# R34 GTR diffuser BRACKETS....UNIVERSAL advice please??



## gillsl500 (Jun 20, 2005)

Guys can some one confirm for me if one set of R34 GTR v-spec rear diffuser brackets can be used universaly on all other types/brands of rear under diffusers?

Many thanks


----------



## matty32 (Dec 18, 2005)

no

each diffuser is different due to each one being of a different design


----------



## GTR Cook (Apr 22, 2008)

Most should be the same, ie the side ones and possbly the front one that attach's in front of the wheels.

However as Matty said the after market diffusers are different, for example i dont think the Top Secret diffuser comes as far forward as the OEM Nissan- therefore the mounting point may be fifferent. Really need to see the underside/a post from someone who has changed from OEM to aftermarket to get a difinitive answer.

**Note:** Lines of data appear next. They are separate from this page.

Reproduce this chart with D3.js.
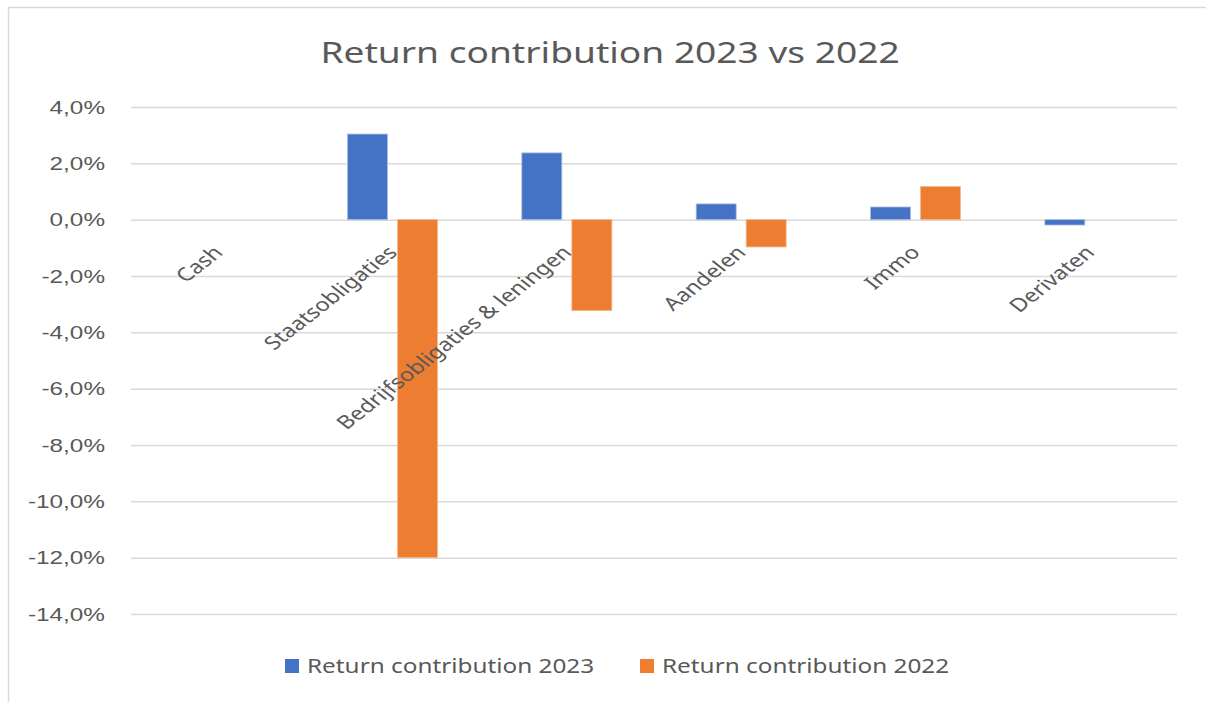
<!DOCTYPE html>
<html>
<head>
<meta charset="utf-8">
<script src="https://cdn.jsdelivr.net/npm/d3@7"></script>
<style>
  body { margin: 0; background: #fff; }
  svg { display: block; font-family: "Noto Sans", "Open Sans", sans-serif; }
</style>
</head>
<body>
<svg width="1206" height="702"></svg>
<script>
const svg = d3.select("svg");
const width = +svg.attr("width");
const height = +svg.attr("height");
const stretch = 1.28; // source picture is widened horizontally

// *** DATA ***
const categories = ["Cash", "Staatsobligaties", "Bedrijfsobligaties & leningen", "Aandelen", "Immo", "Derivaten"];
const seriesNames = ["Return contribution 2023", "Return contribution 2022"];
const values2023 = [0.0, 3.04, 2.37, 0.56, 0.45, -0.19];
const values2022 = [0.0, -12.0, -3.23, -0.97, 1.18, 0.0];
const yTicks = [4, 2, 0, -2, -4, -6, -8, -10, -12, -14];
const colors = ["#4472C4", "#ED7D31"];

const rows = categories.map((c, i) => ({
    category: c,
    values: [values2023[i], values2022[i]]
}));

// chart frame
svg.append("rect")
    .attr("x", 8.5).attr("y", 7.5)
    .attr("width", width + 20).attr("height", height + 20)
    .attr("fill", "#fff")
    .attr("stroke", "#d9d9d9")
    .attr("stroke-width", 1.5);

const plot = { left: 131, right: 1177, top: 107, bottom: 614 };

const x = d3.scaleBand()
    .domain(categories)
    .range([plot.left, plot.right]);

const xInner = d3.scaleBand()
    .domain([0, 1])
    .range([0, 90])
    .paddingInner(0.2);

const y = d3.scaleLinear()
    .domain([-14, 4])
    .range([plot.bottom, plot.top]);

// gridlines + y labels
const yAxis = d3.axisLeft(y)
    .tickValues(yTicks)
    .tickSize(-(plot.right - plot.left))
    .tickPadding(0)
    .tickFormat(d => d3.format(".1f")(d).replace(".", ",").replace("−", "-") + "%");

const gy = svg.append("g")
    .attr("transform", `translate(${plot.left},0)`)
    .call(yAxis);
gy.select(".domain").remove();
gy.selectAll(".tick line")
    .attr("stroke", "#d9d9d9")
    .attr("stroke-width", 1.5);
gy.selectAll(".tick text")
    .attr("x", null)
    .attr("transform", `translate(-26,0) scale(${stretch},1)`)
    .attr("fill", "#595959")
    .style("font-size", "19px");

// bars
const groups = svg.append("g")
    .selectAll("g")
    .data(rows)
    .join("g")
    .attr("transform", d => `translate(${x(d.category) + x.bandwidth() / 2 - 45},0)`);

groups.selectAll("rect")
    .data(d => d.values.map((v, i) => ({ v, i })))
    .join("rect")
    .attr("x", d => xInner(d.i))
    .attr("width", xInner.bandwidth())
    .attr("y", d => y(Math.max(0, d.v)))
    .attr("height", d => Math.abs(y(d.v) - y(0)))
    .attr("fill", d => colors[d.i])
    .attr("stroke", d => d.i === 0 ? "#a9bde6" : "#f5b890")
    .attr("stroke-width", 0.8);

// category labels (rotated, anchored under the zero line)
svg.append("g")
    .selectAll("text")
    .data(categories)
    .join("text")
    .attr("transform", d => `translate(${x(d) + x.bandwidth() / 2 + 6},${y(0) + 34}) scale(${stretch},1) rotate(-45)`)
    .attr("text-anchor", "end")
    .attr("fill", "#595959")
    .style("font-size", "18.5px")
    .text(d => d);

// title
svg.append("text")
    .attr("transform", `translate(610,63) scale(${stretch},1)`)
    .attr("text-anchor", "middle")
    .attr("fill", "#595959")
    .style("font-size", "29px")
    .text("Return contribution 2023 vs 2022");

// legend
const legendX = [285, 640];
const legend = svg.append("g")
    .selectAll("g")
    .data(seriesNames)
    .join("g")
    .attr("transform", (d, i) => `translate(${legendX[i]},666)`);

legend.append("rect")
    .attr("x", 0).attr("y", -7)
    .attr("width", 14).attr("height", 14)
    .attr("fill", (d, i) => colors[i]);

legend.append("text")
    .attr("transform", `translate(22,0) scale(${stretch},1)`)
    .attr("dy", "0.35em")
    .attr("fill", "#595959")
    .style("font-size", "19px")
    .text(d => d);
</script>
</body>
</html>
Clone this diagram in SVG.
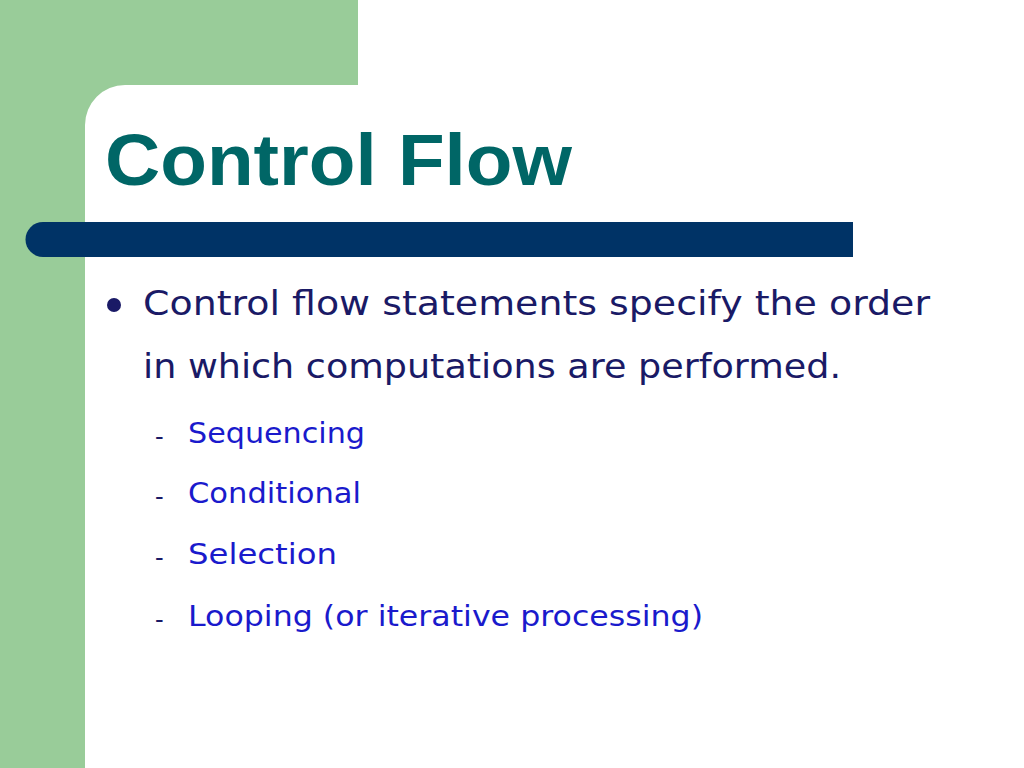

The other issue will be the bracket hanging from the boot floor- this will need adding if your car is a non vspec like mine.


----------



## wardiz (Dec 23, 2008)

I sourced an aftermarket rear diffuser and from what I saw that's a copy of the OEM so the original brackets "should" be ok.
It's in progress I'll keep up updated with my work.


----------



## Miguel - Newera (Sep 18, 2003)

Never heard of an after market diffuser being of design to use original V-Spec mounts. 
They always come with a completely different set of bracketing. Therefore, I doubt it'll work. You might be able to wangle it together, but it's unlikely to work very well.

To get a good result with original V-spec mounts, the best thing is to get an original V-Spec diffuser. They're sometimes available used and aren't too expensive. New they are!


----------



## Kadir (Mar 23, 2008)

IMS ran a group buy some time back for a stainless set of brackets for the OEM Nissan diffuser. Abbey Motorsport also can supply a stainless set based on the OE brackets.. But again. these are for use with the OEM Nissan diffuser.


----------



## tonigmr2 (Sep 12, 2002)

I can show you what an old set of brackets looks like...










That's exactly what came off my V-spec diffuser.


----------



## wardiz (Dec 23, 2008)

Here a picture of my OEM copy :


----------



## GTR Cook (Apr 22, 2008)

Your best bet will be to buy the diffuser you want and then have brackets made, if there not supplied, to mount it.


----------



## gillsl500 (Jun 20, 2005)

matty32 said:


> no
> 
> each diffuser is different due to each one being of a different design


Cheers matty32....the diffuser I'm refering to is the ARC rear diffuser? From memory can you remember the brackets and holes lining up with the oem v-spec diffusers?

Many thanks for your help and time


----------



## gillsl500 (Jun 20, 2005)

Hey GTRcook thanks for your input buddy, yeah mines a v-spec...but what saying aout getting the brackets made up might just be the way forward?

Cheers buddy


----------



## gillsl500 (Jun 20, 2005)

wardiz said:


> I sourced an aftermarket rear diffuser and from what I saw that's a copy of the OEM so the original brackets "should" be ok.
> It's in progress I'll keep up updated with my work.


Wardiz, can I ask what material that diffuser is made from?

Thanks


----------



## gillsl500 (Jun 20, 2005)

Kadir said:


> IMS ran a group buy some time back for a stainless set of brackets for the OEM Nissan diffuser. Abbey Motorsport also can supply a stainless set based on the OE brackets.. But again. these are for use with the OEM Nissan diffuser.


Hey Kadir hope your well buddy, tha ms for the Info i'l be sure to check them out, any ideas of price?

Cheers


----------



## gillsl500 (Jun 20, 2005)

Hi Tonigmr2, that's actually very helpful ...thanks again....


----------



## gillsl500 (Jun 20, 2005)

Ok guys so if the chances are that different diffusers use different brackets, does that mean you'd have to drill new holes into the chassis of the car, in order for after Market brackets to fit as they should?

Cheers all


----------



## wardiz (Dec 23, 2008)

It's make of carbon fiber but I don't think the quality is as high as the OEM one.
Plan is to make a small article on this I will post a thread about it installation brackets alignment etc etc



gillsl500 said:


> Wardiz, can I ask what material that diffuser is made from?
> 
> Thanks


----------



## gillsl500 (Jun 20, 2005)

I shall look forward to it, many thanks


----------



## matty32 (Dec 18, 2005)

gillsl500 said:


> Cheers matty32....the diffuser I'm refering to is the ARC rear diffuser? From memory can you remember the brackets and holes lining up with the oem v-spec diffusers?
> 
> Many thanks for your help and time


they are specific to the ARC im afraid


----------



## gillsl500 (Jun 20, 2005)

matty32 said:


> they are specific to the ARC im afraid


Ah ha, right i'l see what I can do then.

Cheers


----------